Librarian of Congress Carla Hayden has stressed the need for diversity in picture books, stating "what's so important about kids' books - they can be windows to introduce them to the world, but they also need to see a reflection. They should be a window and a mirror."
The most recent statistics on diversity in picture books come from the Cooperative Children's Book Center at the University of Wisconsin-Madison and demonstrate a lack of diversity in picture books. Of all picture books published in 2015 only 0.9 percent represented Native American/First Nation characters, 2.4 percent Latinos, 3.3 percent Asian Pacifics/Asian Pacific Americans, 7.6 percent African/African-Americans, 12.5 percent represented animals, trucks, etc., and 73.3 percent depicted white characters.
The We Need Diverse Books movement has gained momentum in the past two years. As a graduate student in cultural anthropology in 2010, my thesis topic involved researching multicultural children's literature with the premise that parents, teachers and caregivers in the U.S. utilize children's books as a child-rearing tool to teach children about the world they live in; this in turn affects children's racial attitudes from an early age. If children of color are mainly exposed to picture books featuring white characters, what does this tell them about our society, and vice versa, if white children are mainly exposed to their own race depicted in books, how can they see the lives of their fellow children in our country? The country's racial demographics are becoming more and more diverse. In 2010 the majority (50.1 percent) of children three years of age and younger were non-white.
Unequal representation in picture books does not end with race; likewise, there exists a disparity in gender representation in children's books, even when the characters are not human.
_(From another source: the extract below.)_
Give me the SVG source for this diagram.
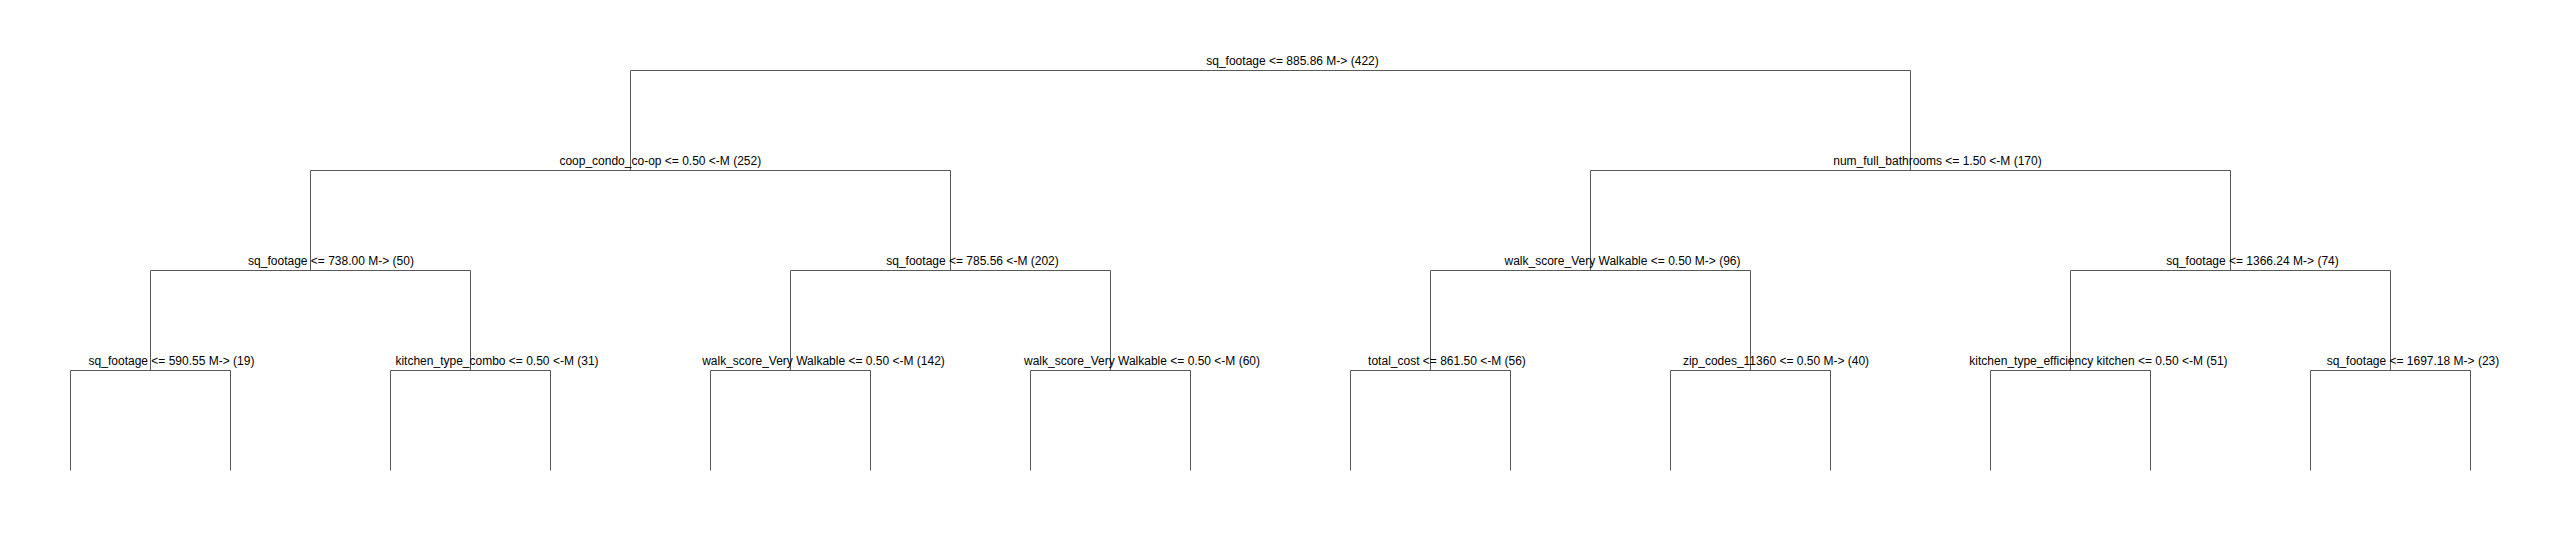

A 2011 Florida State University study found 7.5 percent of 6,000 picture books published between 1900 and 2000 had female animal protagonists, while male animals were the main characters in more than 23 percent of picture books each year. In that 100-year period, there was never a year where more than 33 percent of children's books featured a female animal character, but male animals appeared in 100 percent of the books. Furthermore, when a gender was not specified for a character, the researchers found parents would typically refer to the animal as male when reading to their child.
Evidence would suggest gender disparity in children's books has real-life implications. Past research by J.M. Ochman discovered children who read books containing the same-sex protagonist as the reader showed increased measures in self-esteem. Ochman concluded because storybooks can positively affect children's self-esteem, it is important for both boys and girls to have equal access to strong female and male main characters.
I believe libraries and the books to which our children have access is key to remedy our misunderstanding of different groups in our country and foster empathy for all. Picture books play a key role for how our children view the world they live in and it's important that picture books reflect the world we live in. Picture books should be a window to view the world and a mirror for all children to recognize their presence and belonging in our country.
Elaine Bayly has worked in the Access Services department of the Latah County Library since 2011 and also serves as the marketing specialist for the library.